Most, however, do the grunt work themselves, either staring at images until they go blind or literary inspiration strikes, or using programmes such as Image Info Toolkit to ease the pain. Some of course simply resort to keyword spamming, stealing keywords and text from other sources, a particularly popular practice amongst some Alamy contributors.
But in the auto-everything mentality of the modern world, the holy grail of keywording for many would be an automated keyword system. Step forward ALIPR: Automatic Linguistic Indexing of Pictures – Real Time, to use her full name. And yes, the developers really do claim their new baby is a girl.

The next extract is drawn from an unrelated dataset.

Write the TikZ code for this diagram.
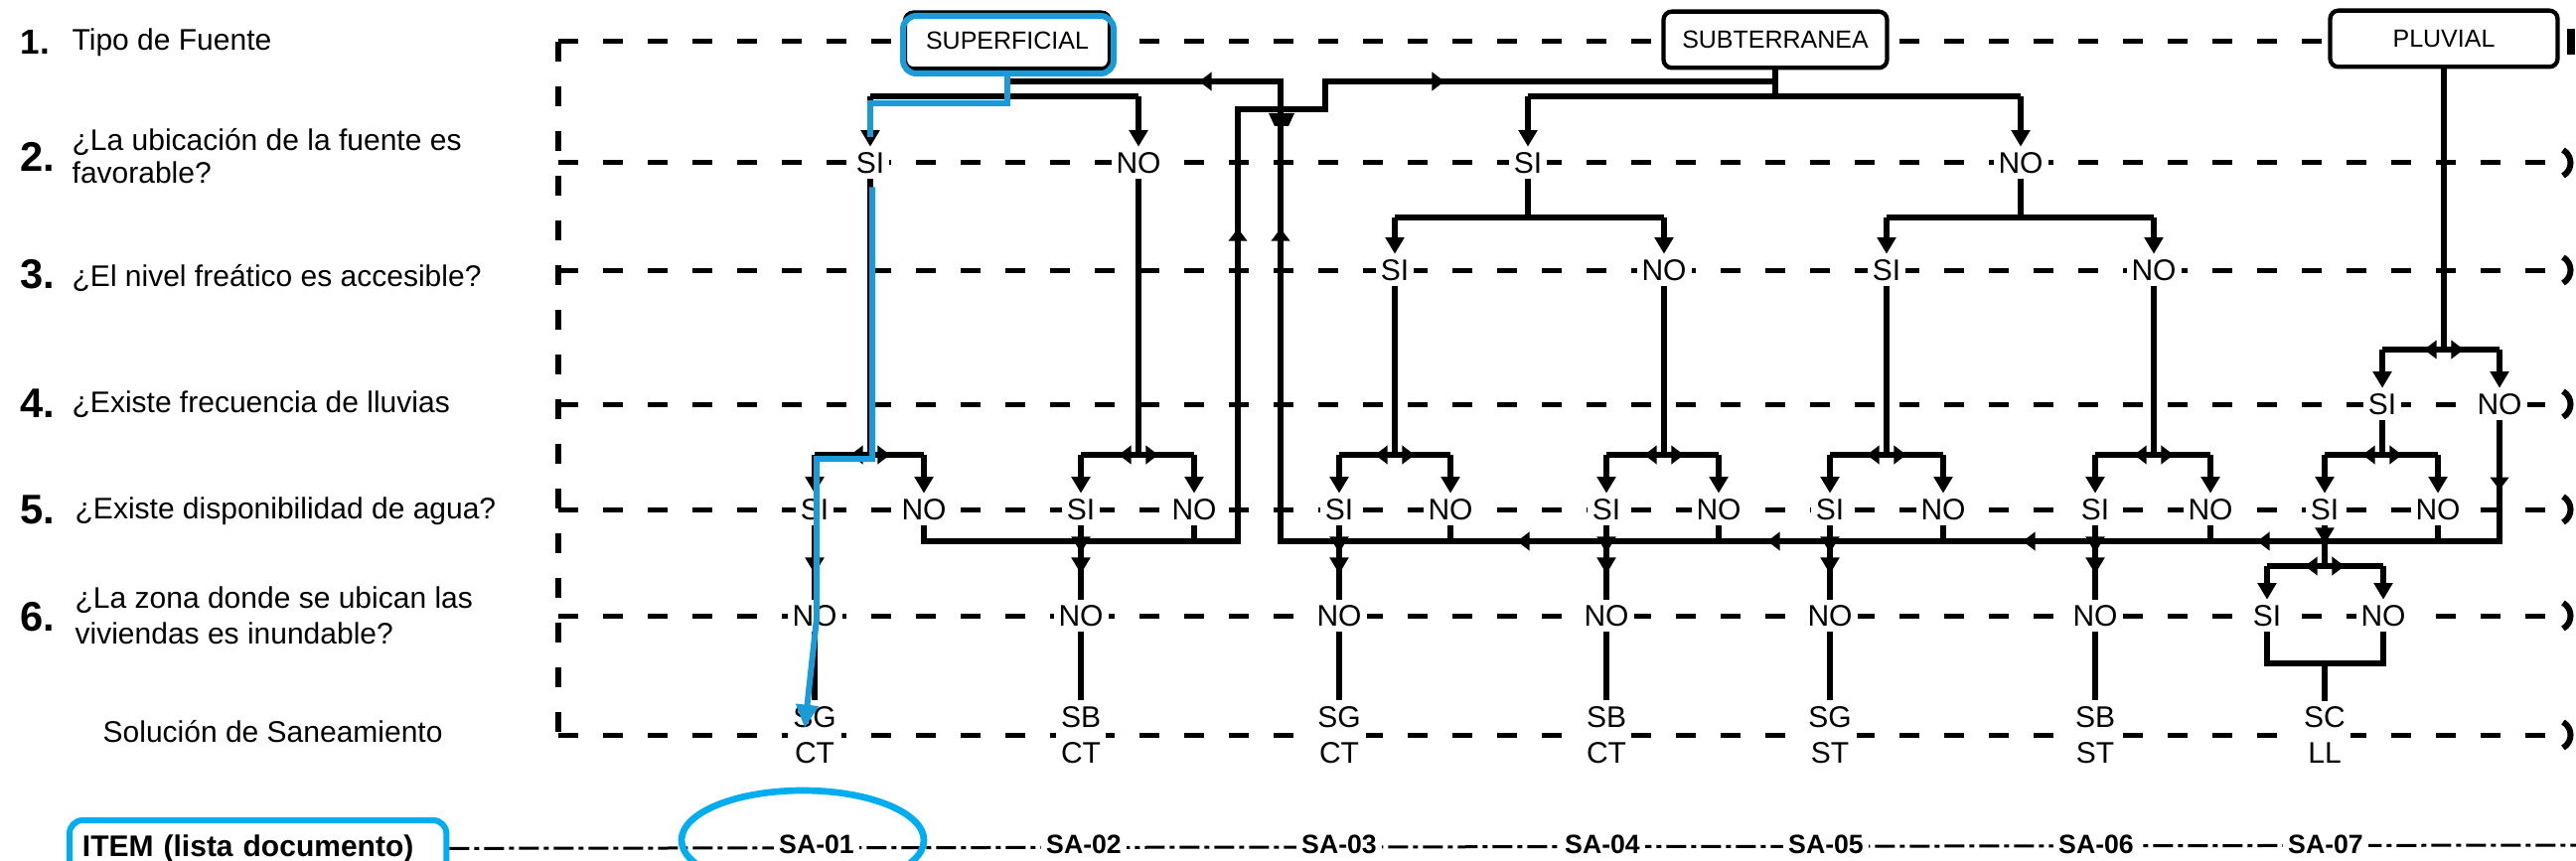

ALIPR is the brainchild of Professors Jia Li and James Wang of Penn State University, and was officially launched on November 1. However in an attempt at success by association, the press release mentions that they started their work in 1995 at Stanford University, “where the Yahoo! and Google projects were started by their fellow schoolmates”. Well, quite: that’s a bit like announcing that you’re forming a new football club on the basis of having hung around back streets with Wayne Rooney a decade ago.
To be honest, ALIPR has a bit to do to catch up with Google and Yahoo. She only speaks English at the moment and has a rather limited vocabulary of a mere 332 words, although that’s admittedly more than many photographers. And she can only analyse colour images, which does rather leave a few well-known photographers out of the frame, not to mention the bulk of photographic history.
Some of ALIPR’s keyword suggestions are, to be kind, rather random. She correctly identifies George Bush – and a few distant relatives – as primates, but fails to return him as president: does she know something we don’t? And some of her conclusions are just plain wrong. Encouraged to search ALIPR extensively by Rob Galbraith’s promise of blush-making content [it’s a tough job but somebody’s got to do it] we were rewarded by a low angle image of a young woman almost wearing a thong. It’s the kind of image that lends itself to extensive, graphic and highly enjoyable keywording: the hours simply flew by. Yet strangely the official EPUK keywords were entirely different from ALIPR’s offering of “indoor, modern, man-made, interior, card, play, space _ shuttle, ocean, beach_flower, landscape, sky, plant”: perhaps she’s just shy.
Of course it’s unfair – but fun – to pick holes in ALIPR. As Li and Wang point out, ALIPR is in her infancy – still in her pram, so to speak – and their site offers visitors the opportunity to broaden baby’s vocabulary by making suggestions and uploading images. But that’s a development strategy that could lead to all sorts of problems, as Li and Wang may already be realising. “Please do not upload objectionable images,” they plead, seemingly forgetting that this is the internet, home of objectionable images.
After all ALIPR’s big ambition is to make as many images as possible easily findable on the internet. And to do that she’ll have to associate with the kind of images we only ever see when we check our bookmarks.